The palette was: Vandyke Brown, Black, Yellow Ochre Deep, Gamblin warm white and titanium white (for wings).

Wednesday, 9 September 2015

Our hive

Oil painting of a bee hive in a summer garden
Here is our new bee hive in the clouds of seeding wild flowers and grasses along the edge of our garden. The bees moved into the garden by way of a swarm earlier in the summer. They started building honeycomb in the hedge. It seemed such an honour to be "chosen", so more permanent accommodation has been provided. 
I worked this from a couple of photos I had taken. But when it came to the bees, I was non-plussed how to paint them at this scale. So I walked my nearly-complete, wet painting, plus a palette and a brush, up the garden to see what could be done. 
I can now advise that bees from-a-distance are not simply black dots. They are more elongated than dotty. You can see the glint of their wings in the sunlight. And their tiny bodies cast a little, violet shadow on their front step.

Friday, 4 September 2015

Two ponies

oil painting of two ponies
I am still feeling my way towards an approach to painting horses.

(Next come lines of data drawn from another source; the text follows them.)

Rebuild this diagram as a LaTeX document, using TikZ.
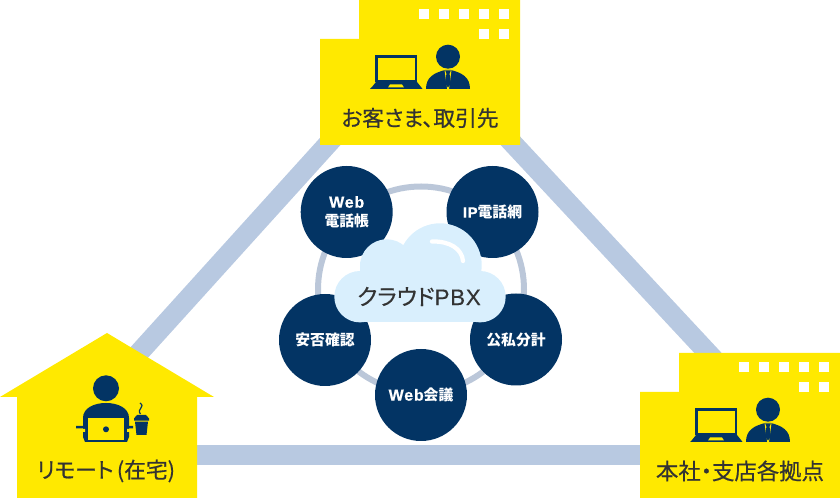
\documentclass[tikz,border=0pt]{standalone}
\usepackage{fontspec}
\setmainfont{Noto Sans CJK JP}[RawFeature=+palt]
\newfontfamily\medjp{Noto Sans CJK JP}[RawFeature=+palt,FakeBold=0.5]
\newfontfamily\latb{Liberation Sans}[FakeBold=0.5,LetterSpace=5]
\newfontfamily\latm{Liberation Sans}[FakeBold=0.3,LetterSpace=3]
\definecolor{ybg}{HTML}{FFE900}
\definecolor{navy}{HTML}{033464}
\definecolor{band}{HTML}{B8C9E1}
\definecolor{ringc}{HTML}{BBC7D9}
\definecolor{cloudc}{HTML}{D9EFFD}
\definecolor{txt}{HTML}{333333}
\tikzset{
 yshape/.style={fill=ybg,draw=none},
 link/.style={band,line width=15pt},
 svc/.style={circle,fill=navy,draw=none,minimum size=69pt,inner sep=0pt,text=white,align=center,font=\fontsize{11.1pt}{14.6pt}\selectfont\bfseries},
 place/.style={text=txt,inner sep=0pt,font=\fontsize{16.3pt}{18pt}\selectfont\medjp},
 win/.style={fill=white,draw=none},
 officeicon/.pic={
  % laptop
  \draw[navy,line width=2.2pt,fill=ybg] (56.5,56.5) rectangle (96,81);
  \fill[navy] (50,89) -- (52,87) -- (56,82) -- (97,82) -- (101,87) -- (102.5,89) -- cycle;
  \fill[ybg] (68,87.5) -- (70,84.5) -- (82,84.5) -- (84,87.5) -- cycle;
  % person
  \fill[navy] (128,56.7) circle[radius=12];
  \fill[navy] (106,89) .. controls (106,77) and (114,73) .. (125,70) -- (131,70) .. controls (142,73) and (150,77) .. (150,89) -- cycle;
  \fill[ybg] (124.5,70) -- (131.5,70) -- (129,89) -- (127.2,89) -- cycle;
  \fill[navy] (125.2,70.5) -- (130.8,70.5) -- (129.6,73.5) -- (130.6,84) -- (128,87.5) -- (125.4,84) -- (126.4,73.5) -- cycle;
  % windows
  \foreach \wx in {99,119,139,159,179} {\fill[win] (\wx,9) rectangle ++(10,10);}
  \foreach \wx in {159,179} {\fill[win] (\wx,29) rectangle ++(10,10);}
 },
}
\begin{document}
\begin{tikzpicture}[x=0.75pt,y=-0.75pt]
\useasboundingbox (0,0) rectangle (840,498);
\coordinate (ctop) at (419.3,43);
\coordinate (cleft) at (46.5,455);
\coordinate (cright) at (803,455);
% triangle links
\draw[link] (ctop) -- (cleft);
\draw[link] (ctop) -- (cright);
\draw[link] (cleft) -- (cright);
% ring
\node[circle,draw=ringc,line width=4.5pt,minimum size=154.5pt,inner sep=0pt] (ring) at (421,289.5) {};
% services
\node[svc] (web) at (346.7,212) {\raisebox{-1pt}{\fontsize{12pt}{14pt}\latb Web}\\[-0.5pt]\raisebox{-1pt}{電話帳}};
\node[svc] (ip) at (492.5,212) {{\latb IP}電話網};
\node[svc] (anpi) at (325,340) {安否確認};
\node[svc] (koshi) at (516,339.5) {公私分計};
\node[svc] (kaigi) at (421,395) {{\fontsize{12pt}{14pt}\latb Web}会議};
% cloud
\fill[cloudc] (360,296.7) circle[radius=25.7] (386.7,266) circle[radius=26.7] (440,265) circle[radius=41.7] (480,296.7) circle[radius=25.7];
\fill[cloudc] (360,262) rectangle (480,322.4);
\draw[white,line width=3.2pt,line cap=round] (432,241.5) .. controls (450,241) and (462,249) .. (463,261);
\node[text=txt,inner sep=0pt,font=\fontsize{16.8pt}{18pt}\selectfont\medjp] (pbx) at (419,296.5) {クラウド{\latm PBX}};
% top office
\fill[yshape] (359,0) -- (520,0) -- (520,145) -- (320,145) -- (320,39) -- (359,39) -- cycle;
\pic at (320,0) {officeicon};
\node[place] (okyaku) at (420,118) {お客さま、取引先};
% right office
\fill[yshape] (679,353) -- (840,353) -- (840,498) -- (640,498) -- (640,392) -- (679,392) -- cycle;
\pic at (640,353) {officeicon};
\node[place,font=\fontsize{16.8pt}{18pt}\selectfont\medjp] (honsha) at (740,471) {本社・支店各拠点};
% home
\fill[yshape] (107,333) -- (214,397) -- (197,397) -- (197,498) -- (17,498) -- (17,397) -- (0,397) -- cycle;
\fill[navy] (106,388.3) circle[radius=13];
\fill[navy] (85,442) -- (83,437) -- (83,428) -- (83,418) .. controls (83,408) and (94,403) .. (106,403) .. controls (118,403) and (129,408) .. (129,418) -- (129,437) -- (127,442) -- cycle;
\fill[navy] (76,425.8) rectangle (84,428.5) (128,425.8) rectangle (133,428.5);
\fill[ybg] (82,429) rectangle (85,432) (127,429) rectangle (130,432);
\draw[navy,line width=1.2pt,fill=ybg] (87.5,417) rectangle (125,440.5);
\fill[navy] (106,429.3) circle[radius=3];
\fill[navy] (134,420.7) -- (149,420.7) -- (149,418.5) -- (147.5,416.7) -- (146,415) -- (137,415) -- (135.5,416.7) -- (134,418.5) -- cycle;
\fill[navy] (135,421.7) -- (148,421.7) -- (146.5,435) -- (136.5,435) -- cycle;
\draw[navy,line width=0.9pt] (140,403) .. controls (146,407) and (136,409) .. (140.5,414);
\node[place] (remote) at (106,471) {リモート\kern2.5pt(在宅)};
\end{tikzpicture}
\end{document}
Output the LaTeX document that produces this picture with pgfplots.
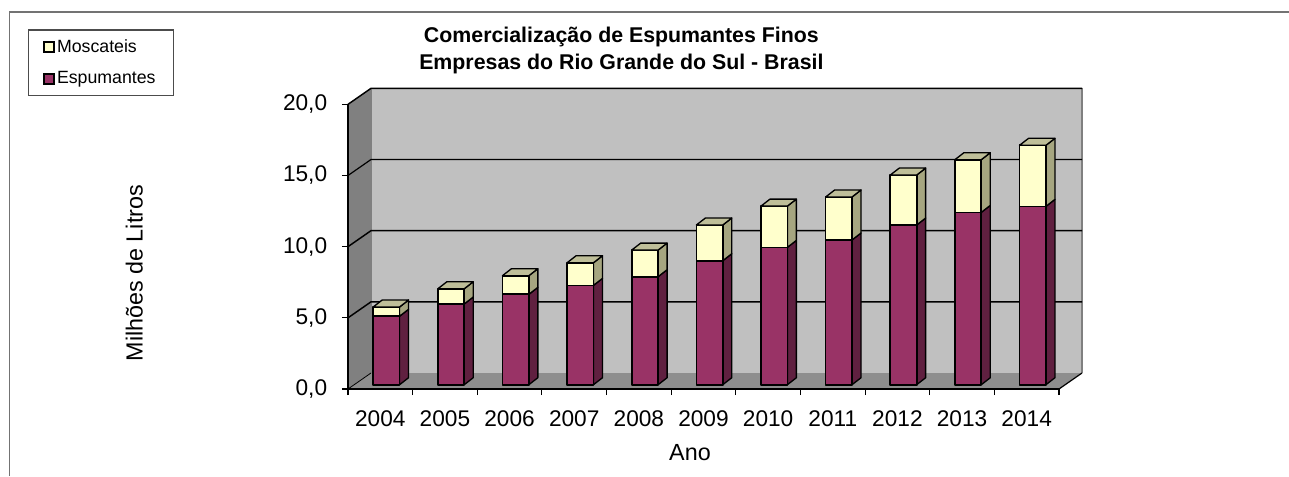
\documentclass[border=0pt]{standalone}
\usepackage{fontspec}
\setmainfont{Liberation Sans}
\usepackage{pgfplots}
\usepackage{pgfplotstable}
\pgfplotsset{compat=1.18}
\definecolor{wallback}{HTML}{C0C0C0}
\definecolor{wallleft}{HTML}{808080}
\definecolor{wallfloor}{HTML}{8E8E8E}
\definecolor{espfront}{HTML}{993366}
\definecolor{espside}{HTML}{602040}
\definecolor{mosfront}{HTML}{FFFFCC}
\definecolor{mosside}{HTML}{A6A680}
\definecolor{mostop}{HTML}{BFBF99}
\pgfplotstableread{
ano esp mos
2004 4.81 0.65
2005 5.67 1.07
2006 6.35 1.31
2007 6.98 1.59
2008 7.59 1.87
2009 8.71 2.51
2010 9.65 2.90
2011 10.17 3.02
2012 11.22 3.51
2013 12.11 3.70
2014 12.53 4.29
}\data
% offsets of the 3D projection, in data units
\def\sdx{0.139}\def\sdy{0.49}   % bar depth
\def\fdx{0.094}\def\fdy{0.302}  % bar front offset
\def\hw{0.204}                  % half width
\newcommand\segment[5]{% x, low, high, front, side
  \pgfmathsetmacro\xa{#1+\fdx-\hw}\pgfmathsetmacro\xb{#1+\fdx+\hw}\pgfmathsetmacro\xc{\xb+\sdx}%
  \pgfmathsetmacro\ya{#2+\fdy}\pgfmathsetmacro\yb{#3+\fdy}%
  \pgfmathsetmacro\yc{\ya+\sdy}\pgfmathsetmacro\yd{\yb+\sdy}%
  \edef\temp{\noexpand\addplot[forget plot,mark=none,fill=#5,draw=black,line width=1pt,line join=round] coordinates {(\xb,\ya)(\xc,\yc)(\xc,\yd)(\xb,\yb)} -- cycle;
  \noexpand\addplot[forget plot,mark=none,fill=#4,draw=black,line width=1.25pt,line join=round] coordinates {(\xa,\ya)(\xb,\ya)(\xb,\yb)(\xa,\yb)} -- cycle;}\temp}
\newcommand\topface[2]{% x, high
  \pgfmathsetmacro\xa{#1+\fdx-\hw}\pgfmathsetmacro\xb{#1+\fdx+\hw}%
  \pgfmathsetmacro\xc{\xb+\sdx}\pgfmathsetmacro\xd{\xa+\sdx}%
  \pgfmathsetmacro\yb{#2+\fdy}\pgfmathsetmacro\yd{\yb+\sdy}%
  \edef\temp{\noexpand\addplot[forget plot,mark=none,fill=mostop,draw=black,line width=1pt,line join=round] coordinates {(\xa,\yb)(\xb,\yb)(\xc,\yd)(\xd,\yd)} -- cycle;}\temp}
\begin{document}
\begin{tikzpicture}[x=0.75pt,y=0.75pt]
\path[use as bounding box,fill=white] (0,0) rectangle (1289,476);
\draw[color=black!55,line width=1.1pt] (9.5,0) -- (9.5,464) -- (1289,464);
\begin{axis}[
  at={(261pt,65.25pt)},anchor=south west,
  scale only axis,width=533.25pt,height=213.5pt,
  clip=false,axis on top,
  xmin=-0.5,xmax=10.5,ymin=0,ymax=20,
  axis lines=left,axis line style={-,black,line width=1.2pt},
  xtick={0,...,10},xticklabels={2004,2005,2006,2007,2008,2009,2010,2011,2012,2013,2014},
  minor xtick={-0.5,0.5,...,10.5},
  ytick={0,5,...,20},
  tick style={black,line width=.8pt},
  major x tick style={draw=none},
  tick align=outside,major tick length=4.6pt,minor tick length=4.6pt,
  tick label style={font=\fontsize{17}{20}\selectfont},
  xticklabel style={yshift=-8pt},
  yticklabel style={xshift=-7.5pt,/pgf/number format/.cd,fixed,fixed zerofill,precision=1,use comma,assume math mode=true},
  label style={font=\fontsize{17.5}{20}\selectfont},
  xlabel={Ano},
  xlabel style={at={(axis description cs:0.481,-0.224)},anchor=center},
  ylabel={Milhões de Litros},
  ylabel style={at={(axis description cs:-0.3005,0.407)},anchor=center},
  title style={at={(axis description cs:0.3845,1.0626)},anchor=south,align=center,font=\fontsize{16}{20.2}\selectfont\bfseries},
  title={Comercialização de Espumantes Finos\\Empresas do Rio Grande do Sul - Brasil},
  legend style={at={(axis description cs:-0.45,1.263)},anchor=north west,draw=black!70,line width=.8pt,
    font=\fontsize{13.3}{16}\selectfont,row sep=8.5pt,inner xsep=11.75pt,inner ysep=5.5pt},
  legend cell align=left,
]
% walls
\addplot[forget plot,fill=wallleft,draw=none] coordinates {(-0.5,0)(-0.5,20)(-0.144,21.124)(-0.144,1.124)} -- cycle;
\addplot[forget plot,fill=wallfloor,draw=none] coordinates {(-0.5,0)(10.5,0)(10.856,1.124)(-0.144,1.124)} -- cycle;
\addplot[forget plot,fill=wallback,draw=none] coordinates {(-0.144,1.124)(10.856,1.124)(10.856,21.124)(-0.144,21.124)} -- cycle;
\addplot[forget plot,draw=black!50,line width=.9pt] coordinates {(-0.144,1.124)(-0.144,21.124)};
\addplot[forget plot,draw=black!50,line width=.9pt] coordinates {(10.856,1.124)(10.856,21.124)};
% gridlines
\addplot[forget plot,draw=black,line width=1.1pt] coordinates {(-0.5,5)(-0.144,6.124)(10.856,6.124)};
\addplot[forget plot,draw=black,line width=1.1pt] coordinates {(-0.5,10)(-0.144,11.124)(10.856,11.124)};
\addplot[forget plot,draw=black,line width=.9pt] coordinates {(-0.5,15)(-0.144,16.124)(10.856,16.124)};
\addplot[forget plot,draw=black,line width=1.1pt] coordinates {(-0.5,20)(-0.144,21.124)(10.856,21.124)};
\addplot[forget plot,draw=black,line width=.6pt] coordinates {(-0.5,0)(-0.144,1.124)};
\addplot[forget plot,draw=black,line width=.9pt] coordinates {(10.5,0)(10.856,1.124)};
% bars
\pgfplotsinvokeforeach{0,...,10}{
  \pgfplotstablegetelem{#1}{esp}\of\data\let\vesp\pgfplotsretval
  \pgfplotstablegetelem{#1}{mos}\of\data\let\vmos\pgfplotsretval
  \pgfmathsetmacro\vtot{\vesp+\vmos}
  \segment{#1}{0}{\vesp}{espfront}{espside}
  \segment{#1}{\vesp}{\vtot}{mosfront}{mosside}
  \topface{#1}{\vtot}
}
\addlegendimage{only marks,mark=square*,mark size=3.8pt,mark options={fill=mosfront,draw=black,line width=1.5pt}}
\addlegendentry{Moscateis}
\addlegendimage{only marks,mark=square*,mark size=3.8pt,mark options={fill=espfront,draw=black,line width=1.5pt}}
\addlegendentry{Espumantes}
\end{axis}
\end{tikzpicture}
\end{document}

There is some beautiful work to learn from and find inspiration. The difficulty is not so much technical - although it isn't easy - as one of style and perhaps composition. 
If there is any animal subject more afflicted by artistic cliche than horses, it is hard to think of one: tigers, perhaps. 
How to find a fresh approach, how to find something new to say - that is the challenge.
I have been exploring the work of Lucy Kemp-Welch and this piece was very much inspired by her. A British painter, 1869-1958, she specialised in painting working horses and is perhaps best known for her illustrations to the 1915 edition of Anna Sewell's Black Beauty
Black Beauty by Anna Sewell
She has a painting, Colt-hunting in the New Forest, in the national collection, in the Tate
but I very much like and admire everything of hers. Worth checking out if you are interested in equine art.